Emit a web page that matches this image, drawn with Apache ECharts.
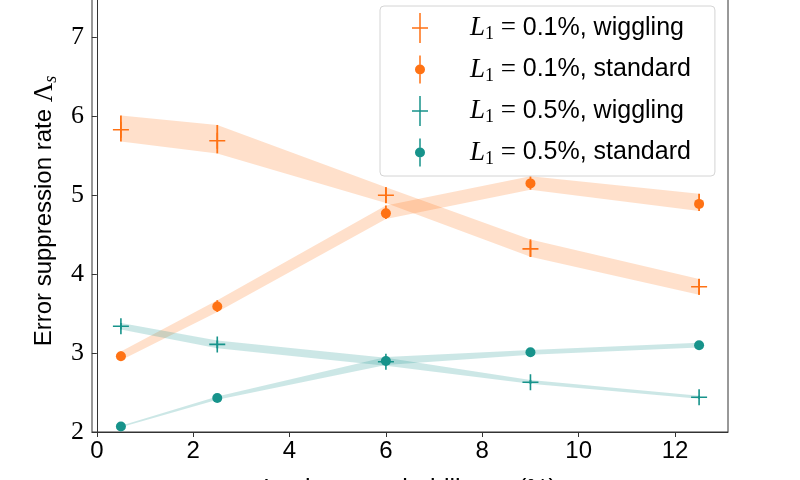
<!DOCTYPE html>
<html>
<head>
<meta charset="utf-8">
<script src="https://cdn.jsdelivr.net/npm/echarts@6/dist/echarts.min.js"></script>
<style>
  html, body { margin: 0; padding: 0; background: #fff; }
  #chart { width: 800px; height: 480px; }
</style>
</head>
<body>
<div id="chart"></div>
<script>
// leakage probability (%)
var xVals = [0.5, 2.5, 6, 9, 12.5];
var xTicks = [0, 2, 4, 6, 8, 10, 12];
var yTicks = [2, 3, 4, 5, 6, 7];

// L1 = 0.1%, wiggling
var o1Wig = [5.83, 5.69, 5.00, 4.32, 3.84];
var o1WigLo = [5.68, 5.53, 4.90, 4.22, 3.74];
var o1WigHi = [6.01, 5.89, 5.10, 4.44, 3.94];
// L1 = 0.1%, standard
var o1Std = [2.96, 3.59, 4.77, 5.15, 4.89];
var o1StdLo = [2.91, 3.52, 4.70, 5.07, 4.80];
var o1StdHi = [3.02, 3.67, 4.87, 5.24, 5.02];
// L1 = 0.5%, wiggling
var o5Wig = [3.34, 3.11, 2.89, 2.63, 2.44];
var o5WigLo = [3.30, 3.06, 2.84, 2.61, 2.42];
var o5WigHi = [3.38, 3.16, 2.94, 2.66, 2.46];
// L1 = 0.5%, standard
var o5Std = [2.07, 2.43, 2.90, 3.01, 3.10];
var o5StdLo = [2.06, 2.41, 2.85, 2.98, 3.07];
var o5StdHi = [2.08, 2.45, 2.95, 3.04, 3.13];

var ORANGE = '#ff7214';
var TEAL = '#17938b';
var ORANGE_BAND = 'rgba(255,114,20,0.22)';
var TEAL_BAND = 'rgba(23,147,139,0.22)';

var plusMark = 'path://M7.2,0H8.8V7.2H16V8.8H8.8V16H7.2V8.8H0V7.2H7.2Z';
var plusIcon = 'path://M7.25,0H8.75V14.25H16V15.75H8.75V30H7.25V15.75H0V14.25H7.25Z';
var dotIcon = 'path://M0,0L0.01,0L0,0.01Z M16,30L15.99,30L16,29.99Z ' +
  'M7.25,1H8.75V10.3H7.25Z M7.25,19.7H8.75V29H7.25Z ' +
  'M3,15A5,5 0 1 1 13,15A5,5 0 1 1 3,15Z';

var legendText = {
  o1w: ['0.1', 'wiggling'],
  o1s: ['0.1', 'standard'],
  o5w: ['0.5', 'wiggling'],
  o5s: ['0.5', 'standard']
};

function pairs(ys) {
  return xVals.map(function (x, i) { return [x, ys[i]]; });
}

// shaded band between lower and upper error values
function bandSeries(lo, hi, color) {
  return {
    type: 'custom',
    silent: true,
    z: 1,
    clip: true,
    data: [[xVals[0], lo[0]]],
    renderItem: function (params, api) {
      var pts = [];
      for (var i = 0; i < xVals.length; i++) pts.push(api.coord([xVals[i], hi[i]]));
      for (var j = xVals.length - 1; j >= 0; j--) pts.push(api.coord([xVals[j], lo[j]]));
      return { type: 'polygon', shape: { points: pts }, style: { fill: color } };
    }
  };
}

// vertical error bars
function errSeries(lo, hi, color) {
  return {
    type: 'custom',
    silent: true,
    z: 2,
    data: xVals.map(function (x, i) { return [x, lo[i], hi[i]]; }),
    encode: { x: 0, y: [1, 2] },
    renderItem: function (params, api) {
      var a = api.coord([api.value(0), api.value(1)]);
      var b = api.coord([api.value(0), api.value(2)]);
      return {
        type: 'line',
        shape: { x1: a[0], y1: a[1], x2: b[0], y2: b[1] },
        style: { stroke: color, lineWidth: 1.8 }
      };
    }
  };
}

function markSeries(name, ys, color, plus) {
  return {
    name: name,
    type: 'scatter',
    z: 3,
    data: pairs(ys),
    symbol: plus ? plusMark : 'circle',
    symbolSize: plus ? 16 : 10,
    itemStyle: { color: color, opacity: 1 },
    emphasis: { disabled: true }
  };
}

var chart = echarts.init(document.getElementById('chart'));

var option = {
  animation: false,
  grid: {
    left: 92, right: 72, top: -10, bottom: 48,
    containLabel: false,
    outerBoundsMode: 'none',
    show: true, borderColor: '#333', borderWidth: 1
  },
  legend: {
    orient: 'vertical',
    left: 380,
    top: 6,
    padding: [7, 24, 8, 32],
    itemGap: 11,
    itemWidth: 16,
    itemHeight: 30,
    backgroundColor: '#fff',
    borderColor: '#d4d4d4',
    borderWidth: 1,
    borderRadius: 4,
    selectedMode: false,
    data: [
      { name: 'o1w', icon: plusIcon },
      { name: 'o1s', icon: dotIcon },
      { name: 'o5w', icon: plusIcon },
      { name: 'o5s', icon: dotIcon }
    ],
    formatter: function (name) {
      var t = legendText[name];
      return '{i|L}{sub|1}{m| = }{t|' + t[0] + '%, ' + t[1] + '}';
    },
    textStyle: {
      color: '#000',
      rich: {
        i: { fontFamily: 'Liberation Serif', fontStyle: 'italic', fontSize: 27, color: '#000', padding: [0, 0, 0, 37] },
        sub: { fontFamily: 'Liberation Serif', fontSize: 18, color: '#000', padding: [13, 0, 0, 0] },
        m: { fontFamily: 'Liberation Serif', fontSize: 27, color: '#000' },
        t: { fontFamily: 'Liberation Sans', fontSize: 25, color: '#000' }
      }
    }
  },
  xAxis: {
    type: 'value',
    min: -0.1,
    max: 13.1,
    name: '{t|Leakage probability }{i|L}{sub|2}{t| (%)}',
    nameLocation: 'middle',
    nameGap: 43,
    nameTextStyle: {
      verticalAlign: 'top',
      rich: {
        t: { fontFamily: 'Liberation Sans', fontSize: 25, color: '#000' },
        i: { fontFamily: 'Liberation Serif', fontStyle: 'italic', fontSize: 27, color: '#000' },
        sub: { fontFamily: 'Liberation Serif', fontSize: 18, color: '#000', padding: [13, 0, 0, 0] }
      }
    },
    splitLine: { show: false },
    axisLine: { show: true, lineStyle: { color: '#333', width: 1 } },
    axisTick: { show: true, inside: false, length: 5, lineStyle: { color: '#333' }, customValues: xTicks },
    axisLabel: { customValues: xTicks, margin: 7, color: '#000', fontFamily: 'Liberation Sans', fontSize: 24 }
  },
  yAxis: {
    type: 'value',
    min: 2,
    max: 7.6,
    name: '{t|Error suppression rate }{i|Λ}{sub|s}',
    nameLocation: 'middle',
    nameGap: 26,
    nameTextStyle: {
      rich: {
        t: { fontFamily: 'Liberation Sans', fontSize: 24, color: '#000' },
        i: { fontFamily: 'Liberation Serif', fontSize: 27, color: '#000' },
        sub: { fontFamily: 'Liberation Serif', fontStyle: 'italic', fontSize: 18, color: '#000', padding: [13, 0, 0, 0] }
      }
    },
    splitLine: { show: false },
    axisLine: { show: true, lineStyle: { color: '#333', width: 1 } },
    axisTick: { show: true, inside: false, length: 5, lineStyle: { color: '#333' }, customValues: yTicks },
    axisLabel: { customValues: yTicks, margin: 8, color: '#000', fontFamily: 'Liberation Serif', fontSize: 26 }
  },
  series: [
    bandSeries(o1WigLo, o1WigHi, ORANGE_BAND),
    bandSeries(o1StdLo, o1StdHi, ORANGE_BAND),
    bandSeries(o5WigLo, o5WigHi, TEAL_BAND),
    bandSeries(o5StdLo, o5StdHi, TEAL_BAND),
    errSeries(o1WigLo, o1WigHi, ORANGE),
    errSeries(o1StdLo, o1StdHi, ORANGE),
    errSeries(o5WigLo, o5WigHi, TEAL),
    errSeries(o5StdLo, o5StdHi, TEAL),
    markSeries('o1w', o1Wig, ORANGE, true),
    markSeries('o1s', o1Std, ORANGE, false),
    markSeries('o5w', o5Wig, TEAL, true),
    markSeries('o5s', o5Std, TEAL, false)
  ]
};

chart.setOption(option);
window.addEventListener('resize', function () { chart.resize(); });
</script>
</body>
</html>
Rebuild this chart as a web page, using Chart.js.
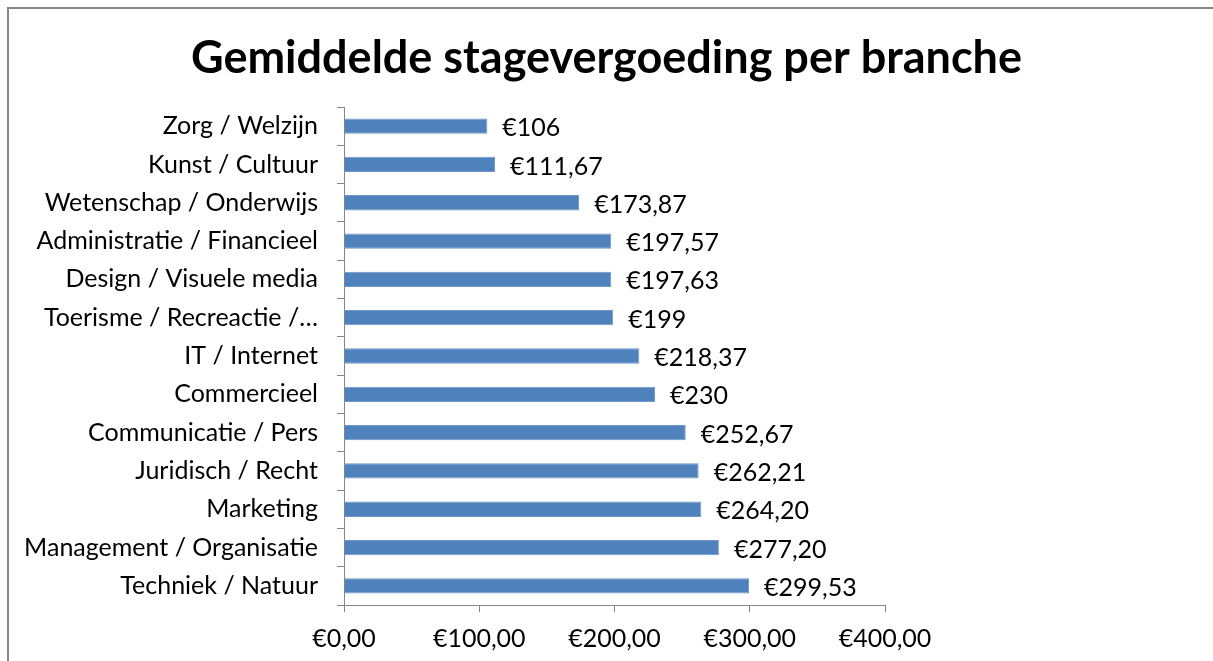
<!DOCTYPE html>
<html>
<head>
<meta charset="utf-8">
<script src="https://cdn.jsdelivr.net/npm/chart.js@4"></script>
<style>
  html, body { margin: 0; padding: 0; background: #fff; overflow: hidden; }
  #frame { position: absolute; left: 7px; top: 7px; width: 1300px; height: 700px; border: 2px solid #868686; box-sizing: border-box; }
  #wrap { position: absolute; left: 0; top: 0; width: 1213px; height: 661px; }
</style>
</head>
<body>
<div id="frame"></div>
<div id="wrap"><canvas id="chart" width="1213" height="661"></canvas></div>
<script>
const categories = [
    'Zorg / Welzijn',
    'Kunst / Cultuur',
    'Wetenschap / Onderwijs',
    'Administratie / Financieel',
    'Design / Visuele media',
    'Toerisme / Recreactie /…',
    'IT / Internet',
    'Commercieel',
    'Communicatie / Pers',
    'Juridisch / Recht',
    'Marketing',
    'Management / Organisatie',
    'Techniek / Natuur'
];
const values = [106, 111.67, 173.87, 197.57, 197.63, 199, 218.37, 230, 252.67, 262.21, 264.20, 277.20, 299.53];
const valueLabels = ['€106', '€111,67', '€173,87', '€197,57', '€197,63', '€199', '€218,37', '€230', '€252,67', '€262,21', '€264,20', '€277,20', '€299,53'];

const FONT = 'Lato, "Open Sans", sans-serif';

// draws the value next to the end of each bar
const barLabels = {
    id: 'barLabels',
    afterDatasetsDraw(chart) {
        const ctx = chart.ctx;
        const meta = chart.getDatasetMeta(0);
        ctx.save();
        ctx.font = '25px ' + FONT;
        ctx.fillStyle = '#000';
        ctx.textAlign = 'left';
        ctx.textBaseline = 'middle';
        meta.data.forEach((bar, i) => {
            ctx.fillText(valueLabels[i], bar.x + 15, bar.y + 2);
        });
        ctx.restore();
    }
};

new Chart(document.getElementById('chart'), {
    type: 'bar',
    data: {
        labels: categories,
        datasets: [{
            data: values,
            backgroundColor: '#4f81bd',
            borderColor: '#6f97c8',
            borderWidth: 1,
            barPercentage: 0.4,
            categoryPercentage: 1
        }]
    },
    options: {
        indexAxis: 'y',
        responsive: false,
        animation: false,
        layout: { padding: 0 },
        plugins: {
            legend: { display: false },
            tooltip: { enabled: false },
            title: {
                display: true,
                text: 'Gemiddelde stagevergoeding per branche',
                color: '#000',
                font: { family: FONT, size: 45, weight: 'bold' },
                padding: { top: 31, bottom: 22 }
            }
        },
        scales: {
            x: {
                min: 0,
                max: 400,
                ticks: {
                    stepSize: 100,
                    color: '#000',
                    font: { family: FONT, size: 25 },
                    padding: 12,
                    maxRotation: 0,
                    callback: v => '€' + v.toFixed(2).replace('.', ',')
                },
                grid: { drawOnChartArea: false, drawTicks: true, tickLength: 7, color: '#868686' },
                border: { color: '#868686', width: 1 },
                afterFit: s => { s.height = 56; }
            },
            y: {
                ticks: { color: '#000', font: { family: FONT, size: 25 }, padding: 19 },
                grid: { drawOnChartArea: false, drawTicks: true, tickLength: 7, color: '#868686', offset: true },
                border: { color: '#868686', width: 1 },
                afterFit: s => { s.width = 344; }
            },
            // empty spacer on the right so the title still centres on the whole canvas
            spacer: {
                type: 'category',
                axis: 'y',
                position: 'right',
                grid: { display: false },
                border: { display: false },
                ticks: { display: false },
                afterFit: s => { s.width = 328; }
            }
        }
    },
    plugins: [barLabels]
});
</script>
</body>
</html>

WHAT YOU ARE ASKED TO DO: Note how many lines of the material contain the string "this". Then report that number by itself.

CORRECT OUTPUT: 2